IN FAVOR: Moses, Stoltze, Foster
OPPOSED: Meyer, Chenault, Croft, Fate, Hawker, Joule,
Williams, Harris
The MOTION FAILED (3-8). Amendment #1 was not adopted.
Representative Stoltze MOVED to ADOPT Amendment 2:
Amendment #2 reads:
Page 4, following line 16:
Insert a new bill section to read:
"*Sec.7. The uncodified law of the State of Alaska is
amended to read:
APPLICABILITY. To the extent that secs. 3 and 4 of
this Act relate to residential psychiatric treatment
centers, as defined in sec. 5 of this Act, secs. 3 and 4 of
this Act apply to a residential psychiatric treatment center
that has not been substantially initiated before the
effective date of this Act through either an investment
commitment of at least 50 percent of the construction costs
or acquisition of a building permit for that facility.
Renumber the following bill section accordingly.

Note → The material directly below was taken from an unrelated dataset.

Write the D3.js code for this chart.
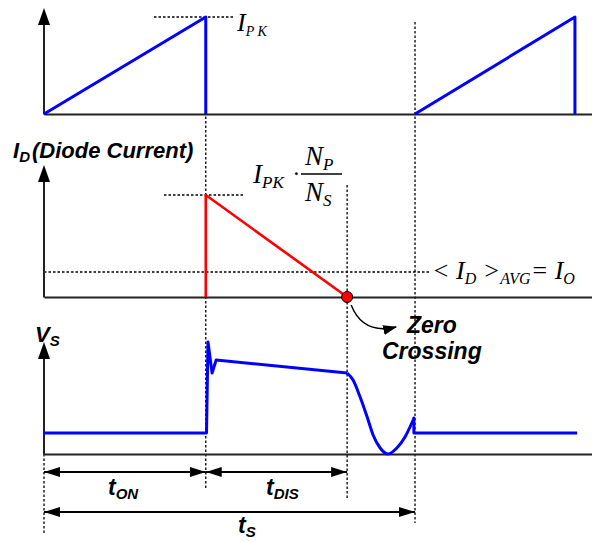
<!DOCTYPE html>
<html>
<head>
<meta charset="utf-8">
<script src="https://cdn.jsdelivr.net/npm/d3@7"></script>
<style>
  body { margin: 0; background: #fff; }
  svg { display: block; }
  .sans { font-family: "Liberation Sans", Arial, sans-serif; font-weight: bold; font-style: italic; }
  .serif { font-family: "Liberation Serif", "Times New Roman", serif; font-style: italic; }
</style>
</head>
<body>
<svg id="chart" width="592" height="542"></svg>
<script>
// time instants, in units where t_S = 10
var tOn = 4.36, tOff = 8.17, tS = 10, tEnd = 14.77;

// primary current (normalised to I_PK), two switching cycles
var ipTime1 = [0, 4.36, 4.36];
var ipVal1 = [0, 1, 0];
var ipTime2 = [10, 14.31, 14.31];
var ipVal2 = [0, 1, 0];

// diode current (normalised to I_PK*Np/Ns) and its average
var idTime = [4.36, 4.36, 8.17];
var idVal = [0, 1, 0];
var idAvg = 0.245;

// switch voltage: off level, turn-off spike and plateau
var vsTime = [0, 4.38, 4.42, 4.53, 4.64, 8.17];
var vsVal = [0.21, 0.21, 1.12, 0.81, 0.94, 0.81];
// ringing after the diode current reaches zero
var ringTime = [8.17, 8.33, 8.52, 8.71, 8.87, 9.06, 9.27, 9.51, 9.73, 9.95];
var ringVal = [0.81, 0.74, 0.57, 0.37, 0.19, 0.06, 0.0, 0.06, 0.17, 0.34];
// next turn-on and following off level
var tailTime = [9.95, 9.97, 9.97, 14.37];
var tailVal = [0.34, 0.36, 0.21, 0.21];

// dimension arrows: [from, to] in time
var dimRow1 = [[0, tOn], [tOn, tOff]];
var dimRow2 = [[0, tS]];

var svg = d3.select("#chart");
svg.append("rect").attr("width", 592).attr("height", 542).attr("fill", "#fff");

var x = d3.scaleLinear().domain([0, tEnd]).range([44, 592]);
var y1 = d3.scaleLinear().domain([0, 1]).range([114, 17]);
var y2 = d3.scaleLinear().domain([0, 1]).range([297, 195]);
var y3 = d3.scaleLinear().domain([0, 1]).range([454, 354]);

function pairs(ts, vs) { return ts.map(function (t, i) { return [t, vs[i]]; }); }

var defs = svg.append("defs");
defs.append("marker")
    .attr("id", "dimArrow")
    .attr("markerUnits", "userSpaceOnUse")
    .attr("markerWidth", 16).attr("markerHeight", 10)
    .attr("refX", 16).attr("refY", 5)
    .attr("orient", "auto-start-reverse")
    .append("path").attr("d", "M0,0L16,5L0,10Z").attr("fill", "#000");
defs.append("marker")
    .attr("id", "noteArrow")
    .attr("markerUnits", "userSpaceOnUse")
    .attr("markerWidth", 14).attr("markerHeight", 10)
    .attr("refX", 13).attr("refY", 5)
    .attr("orient", "auto")
    .append("path").attr("d", "M0,0L14,5L0,10Z").attr("fill", "#000");

// dotted guide lines
var dots = svg.append("g")
    .attr("stroke", "#000")
    .attr("stroke-width", 1.3)
    .attr("stroke-dasharray", "2.5,2")
    .attr("fill", "none");
function dotted(x0, y0, x1, y1_) {
    dots.append("line").attr("x1", x0).attr("y1", y0).attr("x2", x1).attr("y2", y1_);
}
dotted(154, y1(1), 234, y1(1));
dotted(164, y2(1), 245, y2(1));
dotted(x(0), y2(idAvg), 430, y2(idAvg));
dotted(x(tOn), 94, x(tOn), 489);
dotted(x(tOff), 185, x(tOff), 498);
dotted(x(tS), 22, x(tS), 523);
dotted(x(0), y3(0), x(0), 533);

// axes
function drawAxes(yScale, tipY) {
    var base = yScale(0);
    svg.append("g")
        .attr("transform", "translate(0," + base + ")")
        .call(d3.axisBottom(x).tickValues([]).tickSizeOuter(0))
        .select(".domain").attr("stroke", "#222").attr("stroke-width", 2);
    var ya = yScale.copy().domain([0, yScale.invert(tipY + 10)]).range([base, tipY + 10]);
    svg.append("g")
        .attr("transform", "translate(" + (x(0) - 0.5) + ",0)")
        .call(d3.axisLeft(ya).tickValues([]).tickSizeOuter(0))
        .select(".domain").attr("stroke", "#222").attr("stroke-width", 2);
    svg.append("path")
        .attr("d", "M" + x(0) + "," + tipY + "L" + (x(0) + 6) + "," + (tipY + 17) + "L" + (x(0) - 6) + "," + (tipY + 17) + "Z")
        .attr("fill", "#000");
}
drawAxes(y1, 8);
drawAxes(y2, 165);
drawAxes(y3, 342);

// waveforms
function lineFor(yScale, curve) {
    return d3.line()
        .x(function (d) { return x(d[0]); })
        .y(function (d) { return yScale(d[1]); })
        .curve(curve || d3.curveLinear);
}
function wave(data, yScale, color, width, curve) {
    svg.append("path")
        .datum(data)
        .attr("d", lineFor(yScale, curve))
        .attr("fill", "none")
        .attr("stroke", color)
        .attr("stroke-width", width)
        .attr("stroke-linejoin", "round");
}
wave(pairs(ipTime1, ipVal1), y1, "#0000ff", 3);
wave(pairs(ipTime2, ipVal2), y1, "#0000ff", 3);
wave(pairs(idTime, idVal), y2, "#ff0000", 2.6);
wave(pairs(vsTime, vsVal), y3, "#0000ff", 3);
wave(pairs(ringTime, ringVal), y3, "#0000ff", 3, d3.curveMonotoneX);
wave(pairs(tailTime, tailVal), y3, "#0000ff", 3);

svg.append("circle")
    .attr("cx", x(tOff)).attr("cy", y2(0)).attr("r", 5.5)
    .attr("fill", "#ff0000").attr("stroke", "#000").attr("stroke-width", 1);

// zero crossing note arrow
var zx = x(tOff), zy = y2(0);
svg.append("path")
    .attr("d", "M" + (zx + 4) + "," + (zy + 8) + "Q" + (zx + 16) + "," + (zy + 38) + " " + (zx + 49) + "," + (zy + 30))
    .attr("fill", "none").attr("stroke", "#000").attr("stroke-width", 1.4)
    .attr("marker-end", "url(#noteArrow)");

// dimension arrows
var dims = svg.append("g").attr("stroke", "#000").attr("stroke-width", 2);
dimRow1.forEach(function (d) {
    dims.append("line").attr("x1", x(d[0])).attr("x2", x(d[1])).attr("y1", 472).attr("y2", 472)
        .attr("marker-start", "url(#dimArrow)").attr("marker-end", "url(#dimArrow)");
});
dimRow2.forEach(function (d) {
    dims.append("line").attr("x1", x(d[0])).attr("x2", x(d[1])).attr("y1", 512).attr("y2", 512)
        .attr("marker-start", "url(#dimArrow)").attr("marker-end", "url(#dimArrow)");
});

// labels
function subLabel(cls, px, py, main, sub, size, subSize, dy) {
    var t = svg.append("text").attr("class", cls).attr("x", px).attr("y", py).attr("font-size", size);
    t.append("tspan").text(main);
    t.append("tspan").attr("font-size", subSize).attr("dy", dy).text(sub);
    return t;
}
subLabel("serif", 237, 31, "I", "P K", 26, 14, 5);

var lab = subLabel("sans", 13, 158, "I", "D", 22, 15, 4);
lab.append("tspan").attr("dy", -4).attr("dx", 2).text("(Diode Current)");

subLabel("serif", 253, 183, "I", "PK", 27, 17, 5);
svg.append("text").attr("class", "serif").attr("x", 293).attr("y", 181).attr("font-size", 24).text("\u00b7");
subLabel("serif", 305, 165, "N", "P", 27, 17, 5);
svg.append("line").attr("x1", 301).attr("x2", 342).attr("y1", 174).attr("y2", 174)
    .attr("stroke", "#000").attr("stroke-width", 1.3);
subLabel("serif", 305, 201, "N", "S", 27, 17, 5);

var avg = svg.append("text").attr("class", "serif").attr("x", 432).attr("y", 279).attr("font-size", 26);
avg.append("tspan").text("< I");
avg.append("tspan").attr("font-size", 16).attr("dy", 5).text("D");
avg.append("tspan").attr("dy", -5).text(" >");
avg.append("tspan").attr("font-size", 16).attr("dy", 5).text("AVG");
avg.append("tspan").attr("dy", -5).text("= I");
avg.append("tspan").attr("font-size", 16).attr("dy", 5).text("O");

subLabel("sans", 35, 342, "V", "S", 22, 15, 4);

svg.append("text").attr("class", "sans").attr("x", 407).attr("y", 333).attr("font-size", 23).text("Zero");
svg.append("text").attr("class", "sans").attr("x", 382).attr("y", 359).attr("font-size", 23).text("Crossing");

subLabel("sans", 108, 495, "t", "ON", 23, 15, 4);
subLabel("sans", 266, 495, "t", "DIS", 23, 15, 4);
subLabel("sans", 238, 533, "t", "S", 23, 15, 4);
</script>
</body>
</html>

SARA NIELSEN, STAFF TO REPRESENTATIVE SAMUELS, observed that
the amendment would address residential psychiatric
treatment centers. It would affect the Department's process
in bringing the children back to Alaska.
Representative Stoltze asked that Ms. Clarke address how the
amendment would affect other facilities.
JANET CLARKE, DIRECTOR, DIVISION OF ADMINISTRATIVE SERVICES,
DEPARTMENT OF HEALTH AND SOCIAL SERVICES, clarified that the
amendment has an immediate effective date. The provision
would not be retroactive, so that new facilities would be
covered while existing facilities would not.
Representative Fate questioned how a solid commitment to
implement could be obtained from Amendment #2. Ms. Clarke
agreed that the language seems vague.
TAPE HFC 04 - 73, Side A
Ms. Clarke stressed that Amendment #2 would be hard to
enforce.
Representative Stoltze WITHDREW Amendment #2.
Co-Chair Harris questioned if there were currently any
residential psychiatric treatment facilities being planned.
Ms. Clarke observed that recently there were two letters of
intent submitted for facilities that were less than $1
million and clearly not covered by the CON. She has not seen
anything in writing regarding the building of a larger
facility.
In response to a question by Co-Chair Harris, Ms. Clarke
observed that the House HESS Committee had discussed
increasing the threshold to $2.5 million, which would
include equipment. She explained that the Department opposed
the proposal because of concerns on the number of Medicaid
beds that could be built at that level. She felt that costs
would increase in those areas.
Ms. Clarke observed that the CON program over 28 years has
avoided construction of 518 nursing home beds, 468 acute
hospital beds, 9 ambulatory surgery suites, 144 substance
abuse beds and 60 psychiatric beds, and 30 rehab beds. It
has also avoided nearly $200 million in construction costs
and millions in annual operating costs. She stated that the
extra 518 nursing home beds would have cost $45.8 million in
2003.
Representative Hawker MOVED to report CSHB 511 (HES) out of
Committee with the accompanying fiscal note. There being NO
OBJECTION, it was so ordered.
CSHB 511 (HES) was REPORTED out of Committee with a "do
pass" recommendation and with previously published fiscal
impact notes #1 and #2.
ADJOURNMENT
The meeting was adjourned at 3:30 P.M.